Using clustering also helped identify crime hotspots. In several areas, multiple incidents occurred
at the exact same location and were often the same type of crime. Like I zoom in to a grocery shop
and the majority of crimes there were all burglarious. The map effectively answered the question “Are
there hotspots for crime in St. Louis?” because the clusters clearly showed that a large number
of crimes occur in the northern part of the city.
Overall, the map works decently, but there is room for improvement. One major challenge is the
performance of the map. The data takes a long time to load, especially when all the filters change
to “All.” Since Milestone 2, I have made some changes, so it is faster than before; however, the
loading time is still not ideal. For future improvement, I would like to focus on improving the
performance, especially when loading and filtering large datasets.
Line Graph
While developing the graph, I learned how to handle the time data dynamically and use different
scales depending on the filters.
By showing crime over time, be it by year, month, or day, the line graph helped us identify trends
and seasonal patterns in crime rates,
such as the spike in overall crime in 2024.
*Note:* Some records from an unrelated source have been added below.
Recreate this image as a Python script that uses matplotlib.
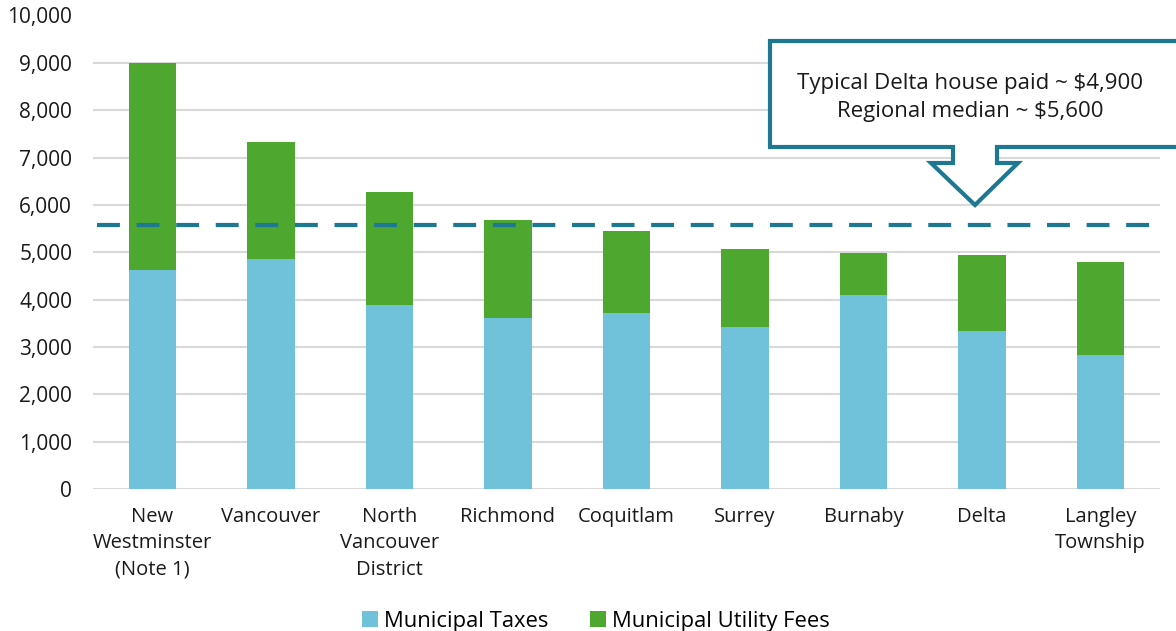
import numpy as np
import matplotlib.pyplot as plt
from matplotlib.patches import Polygon

# municipal charges for a typical house, by municipality
cities = ['New\nWestminster\n(Note 1)', 'Vancouver', 'North\nVancouver\nDistrict',
          'Richmond', 'Coquitlam', 'Surrey', 'Burnaby', 'Delta', 'Langley\nTownship']
taxes = [4615, 4860, 3895, 3610, 3720, 3415, 4090, 3335, 2825]
totals = [9000, 7325, 6275, 5680, 5440, 5060, 4975, 4940, 4785]
fees = [t - x for t, x in zip(totals, taxes)]
median = 5565

blue = '#70C1DA'
green = '#4EA72E'
teal = '#1F7891'

plt.rcParams['font.family'] = ['Open Sans', 'DejaVu Sans']

W, H = 1176, 631
fig = plt.figure(figsize=(W / 100, H / 100), dpi=100)
ax = fig.add_axes([93 / W, 1 - 489 / H, (1160 - 93) / W, (489 - 15.5) / H])

x = np.arange(len(cities))
ax.bar(x, taxes, width=0.4, color=blue, label='Municipal Taxes', zorder=2)
ax.bar(x, fees, width=0.4, bottom=taxes, color=green, label='Municipal Utility Fees', zorder=2)

ax.plot([-0.47, len(cities) - 0.5], [median, median], color=teal, lw=3,
        dashes=(5.5, 4), zorder=3)

ax.set_xlim(-0.5, len(cities) - 0.5)
ax.set_ylim(0, 10000)
ax.set_yticks(range(0, 10001, 1000))
ax.set_yticklabels([f'{v:,}' for v in range(0, 10001, 1000)])
ax.grid(axis='y', color='#D9D9D9', lw=1.5, zorder=0)
ax.set_xticks(x)
ax.set_xticklabels(cities, linespacing=1.42)
ax.tick_params(length=0, colors='#1a1a1a')
ax.tick_params(axis='y', pad=15, labelsize=15)
ax.tick_params(axis='x', pad=13, labelsize=14.5)
for s in ax.spines.values():
    s.set_visible(False)

# callout box with downward arrow (figure pixel coordinates)
pts = [(770, 41), (1185, 41), (1185, 147), (997, 147), (997, 163), (1018, 163),
       (975, 205), (931, 163), (953, 163), (953, 147), (770, 147)]
pts = [(px / W, 1 - py / H) for px, py in pts]
fig.patches.append(Polygon(pts, closed=True, transform=fig.transFigure,
                           facecolor='white', edgecolor=teal, lw=3, zorder=5))
fig.text(970 / W, 1 - 83 / H, 'Typical Delta house paid ~ $4,900', ha='center',
         va='center', fontsize=16, color='#1a1a1a', zorder=6)
fig.text(970 / W, 1 - 112 / H, 'Regional median ~ $5,600', ha='center',
         va='center', fontsize=16, color='#1a1a1a', zorder=6)

fig.legend(loc='center', bbox_to_anchor=(596 / W, 1 - 621 / H), ncol=2,
           frameon=False, fontsize=15.8, handlelength=0.7, handleheight=0.7,
           handletextpad=0.3, columnspacing=1.9)

fig.savefig('out.png', dpi=100)
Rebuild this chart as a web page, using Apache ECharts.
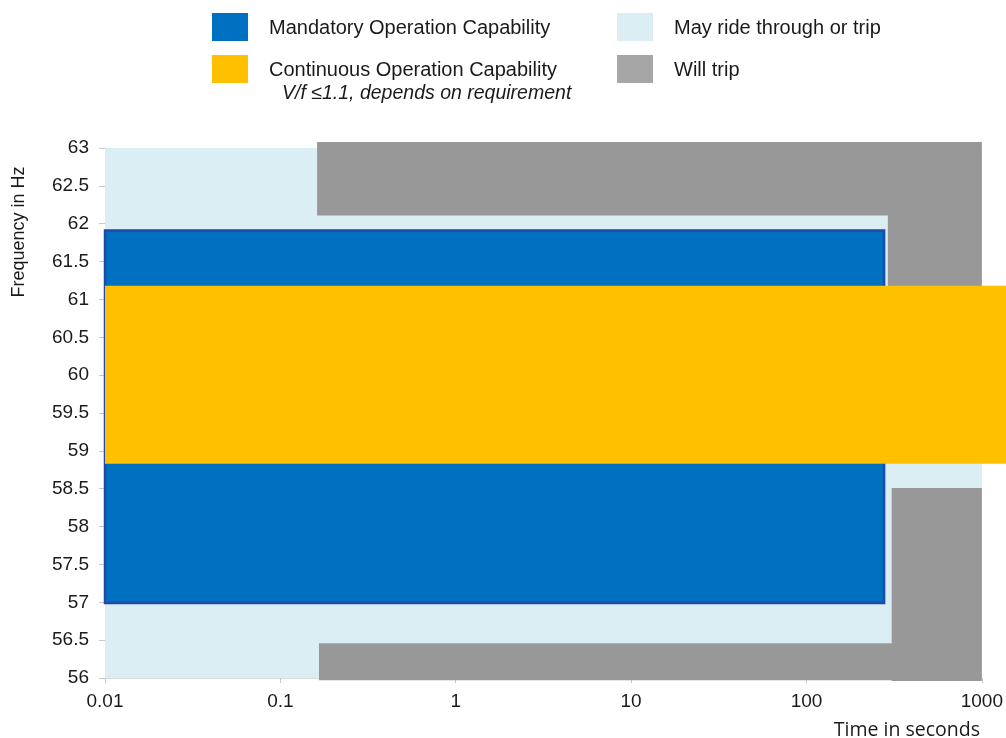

The line graph could be further improved by adding more specific filters, such as by multiple
jurisdictions or crime categories so it is easier to compare and contrast trends between different
areas or types of crime.
Bar Chart
The development of the bar graph was done so that users could further investigate possible patterns
within the line chart and map.
The bar chart allowed me to grow my skills in understanding scale types, scyncing with other
visualizations, and creating clean implementations.
The bar chart is able to help user view patterns by jurisdiction, month, and crime type, to reveal
patterns that show up within St. Louis County's crime data.
The bar graph could be enhanced by allowing for more filters based on the data set. Allowing people
to further group counties by broader regions or by including population data, to further draw a
picture of St. Louis's history of gentrification.